S33 Approaching synthetic microbiology to harness the metabolic power for novel and improved nucleoside antibiotics
Wednesday, January 14, 2015: 10:10 AM
California Ballroom AB
Zixin Deng, State Key Laboratory of Microbial Metabolism, and School of Life Sciences and Biotechnology, Shanghai Jiaotong University, Shanghai, China, Dr. Wenqing Chen, Key Laboratory of Combinatorial Biosynthesis and Drug Discovery, Ministry of Education, and School of Pharmaceutical Sciences, Wuhan University, Wuhan, China, Dr. Yan Li, State Key Laboratory of Bioorganic and Natural Products Chemistry, Shanghai Institute of Organic Chemistry, Chinese Academy of Sciences, Shanghai, Mr. Lipeng Zhai, State Key Laboratory of Microbial Metabolism, School of Life Sciences & Biotechnology, Shanghai Jiao Tong University, Shanghai, Mr. Jianzhao Qi, Key Laboratory of Combinatorial Biosynthesis and Drug Discovery, Ministry of Education, School of Pharmaceutical Sciences, Wuhan University, Wuhan and Prof. Jiahai Zhou, State Key Laboratory of Bioorganic and Natural Products Chemistry,, Shanghai Institute of Organic Chemistry, Chinese Academy of Sciences,, Shanghai
Polyoxins, a group of structurally-related peptidyl nucleoside antibiotics elaborated by Streptomyces cacaoi var. asoensis and Streptomyces aureochromogenes, were extensively used to control phytopathogenic fungi.
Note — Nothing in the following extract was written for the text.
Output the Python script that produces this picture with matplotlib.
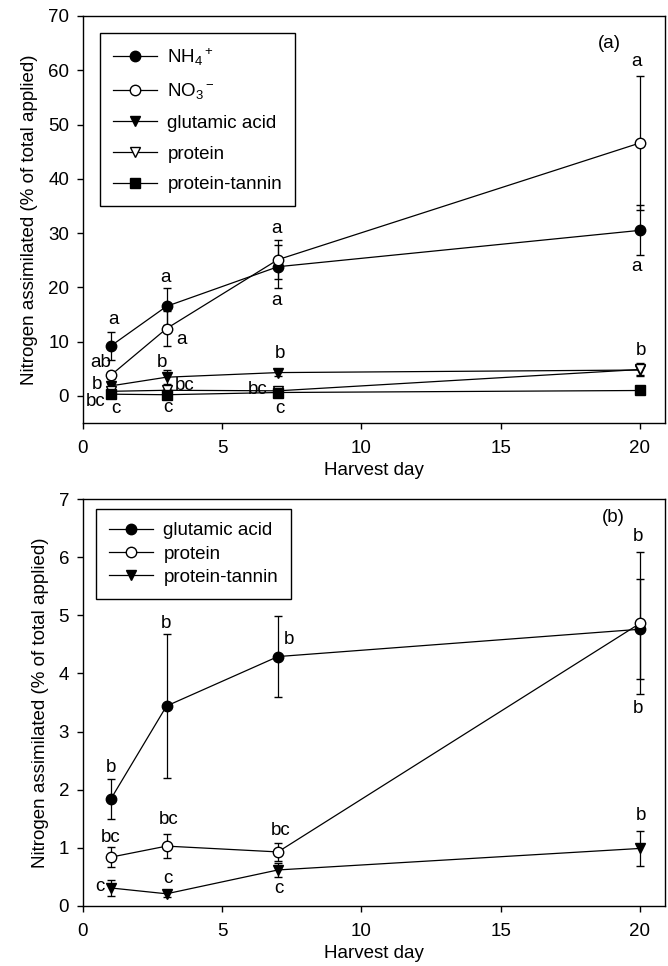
import matplotlib
matplotlib.use("Agg")
import matplotlib.pyplot as plt

plt.rcParams['font.family'] = ['Liberation Sans', 'DejaVu Sans']
plt.rcParams['mathtext.fontset'] = 'custom'
plt.rcParams['mathtext.rm'] = 'Liberation Sans'
plt.rcParams['mathtext.it'] = 'Liberation Sans:italic'

FS = 13.5

# ---------------- data ----------------
days = [1, 3, 7, 20]

nh4 = [9.2, 16.5, 23.8, 30.5]
nh4_err = [2.6, 3.4, 4.0, 4.6]
no3 = [3.8, 12.4, 25.1, 46.6]
no3_err = [0.6, 3.3, 3.6, 12.4]

glutamic = [1.84, 3.44, 4.29, 4.76]
glutamic_err = [0.34, 1.24, 0.70, 0.86]
protein = [0.84, 1.03, 0.93, 4.86]
protein_err = [0.17, 0.21, 0.15, 1.22]
tannin = [0.31, 0.21, 0.62, 0.99]
tannin_err = [0.13, 0.05, 0.12, 0.30]

labels_a = ['a', 'ab', 'b', 'bc', 'c', 'a', 'a', 'b', 'bc', 'c',
            'a', 'a', 'b', 'bc', 'c', 'a', 'a', 'b']
labels_a_x = [1.08, 0.65, 0.52, 0.46, 1.2, 2.96, 3.54, 2.82, 3.65, 3.04,
              6.95, 6.95, 7.07, 6.26, 7.07, 19.88, 19.88, 20.04]
labels_a_y = [14.1, 6.2, 2.1, -1.0, -2.3, 21.9, 10.4, 6.2, 1.95, -2.1,
              30.8, 17.6, 7.8, 1.2, -2.3, 61.6, 23.8, 8.4]

labels_b = ['b', 'bc', 'c', 'b', 'bc', 'c', 'b', 'bc', 'c', 'b', 'b', 'b']
labels_b_x = [1.0, 0.99, 0.62, 2.98, 3.06, 3.06, 7.4, 7.1, 7.04, 19.94, 19.94, 20.04]
labels_b_y = [2.39, 1.18, 0.34, 4.86, 1.48, 0.47, 4.59, 1.29, 0.30, 6.35, 3.40, 1.55]

fig = plt.figure(figsize=(6.68, 9.66), dpi=100)
ax1 = fig.add_axes([83/668, 1-423/966, 582/668, 407/966])
ax2 = fig.add_axes([83/668, 1-906/966, 582/668, 407/966])

ms = 7.5
lw = 0.9
cap = 3.2

def series(ax, y, err, marker, face, label):
    ax.errorbar(days, y, yerr=err, fmt='-', color='black', lw=lw,
                marker=marker, ms=ms, mfc=face, mec='black', mew=1.0,
                ecolor='black', elinewidth=lw, capsize=cap, capthick=lw,
                label=label)

# Panel a
series(ax1, nh4, nh4_err, 'o', 'black', r'NH$_4$$^+$')
series(ax1, no3, no3_err, 'o', 'white', r'NO$_3$$^-$')
series(ax1, glutamic, glutamic_err, 'v', 'black', 'glutamic acid')
series(ax1, protein, protein_err, 'v', 'white', 'protein')
series(ax1, tannin, tannin_err, 's', 'black', 'protein-tannin')

ax1.set_xlim(0, 20.9)
ax1.set_ylim(-5, 70)
ax1.set_yticks(range(0, 71, 10))
ax1.set_xticks(range(0, 21, 5))
for t, x, y in zip(labels_a, labels_a_x, labels_a_y):
    ax1.text(x, y, t, ha='center', va='center', fontsize=FS)
ax1.text(18.92, 65.0, '(a)', ha='center', va='center', fontsize=FS)

# Panel b
series(ax2, glutamic, glutamic_err, 'o', 'black', 'glutamic acid')
series(ax2, protein, protein_err, 'o', 'white', 'protein')
series(ax2, tannin, tannin_err, 'v', 'black', 'protein-tannin')

ax2.set_xlim(0, 20.9)
ax2.set_ylim(0, 7)
ax2.set_yticks(range(0, 8))
ax2.set_xticks(range(0, 21, 5))
for t, x, y in zip(labels_b, labels_b_x, labels_b_y):
    ax2.text(x, y, t, ha='center', va='center', fontsize=FS)
ax2.text(19.04, 6.68, '(b)', ha='center', va='center', fontsize=FS)

for ax in (ax1, ax2):
    for s in ax.spines.values():
        s.set_linewidth(1.0)
    ax.tick_params(direction='out', length=4.5, width=1.0, top=False, right=False,
                   labelsize=FS)
    ax.tick_params(axis='x', pad=8)
    ax.tick_params(axis='y', pad=5.5)
    ax.set_xlabel('Harvest day', fontsize=FS, labelpad=3)
    ax.set_ylabel('Nitrogen assimilated (% of total applied)', fontsize=FS, labelpad=7)

def make_legend(ax, anchor, spacing, bpad):
    handles, labs = ax.get_legend_handles_labels()
    hs = [h[0] for h in handles]
    leg = ax.legend(hs, labs, loc='upper left', bbox_to_anchor=anchor,
                    borderaxespad=0, numpoints=1, handlelength=2.35,
                    handletextpad=0.55, labelspacing=spacing, fancybox=False,
                    edgecolor='black', framealpha=1, fontsize=FS,
                    borderpad=bpad)
    leg.get_frame().set_linewidth(1.0)

make_legend(ax1, (0.029, 0.958), 0.72, 0.7)
make_legend(ax2, (0.022, 0.975), 0.32, 0.7)

fig.savefig('out.png', dpi=100)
Systematic investigation of polyoxin gene cluster revealed distinctive enzymatic reactions involved in the biosynthesis of its buiding blocks, nucleoside skeleton and peptidyl moeities; wherein PolB, a homolog of the distinctive Thymidylate synthase (ThyX) in bacteria, was demonstrated to be a unique UMP/dUMP bifunctional methylase capable of independently catalyzing UMP and dUMP to generate 5-methyl UMP and dTMP in vitro; Structural analysis of PolB indicated that two loops function as gatekeeper for recognition and selection of the prime substrates for catalysis. Moreover, polyoxin biosynthetic pathway was demonstrated to show distinctive “crosstalks” with primary metabolic networks.

The manipulation of the polyoxin gene cluster in industrial producer strain Streptomyces aureochromogenes resulted in the successful engineering of the industrial polyoxin producer as cell factories for components optimization and combinatorial biosynthesis. Interestingly, making mutations and introducing heterologous genes from other nucleoside antibiotics producer into an industrial S. aureochromogenes polyoxin producer resulted in the production of seven polyoxin-nikkomycin designer hybrid antibiotics (designated as nikkoxin A-G). Some of them were significantly more potent against some human or plant fungal pathogens.

Apparently, elucidation of the molecular mechanism for uridyl polyoxin biosynthesis not only provides a solid foundation for rational designing and generation of natural artificial molecules with enhanced/selective bioactivity, but also set the stage for the biosynthesis-based genome mining and biomanufacturing for successful nucleoside drug discovery.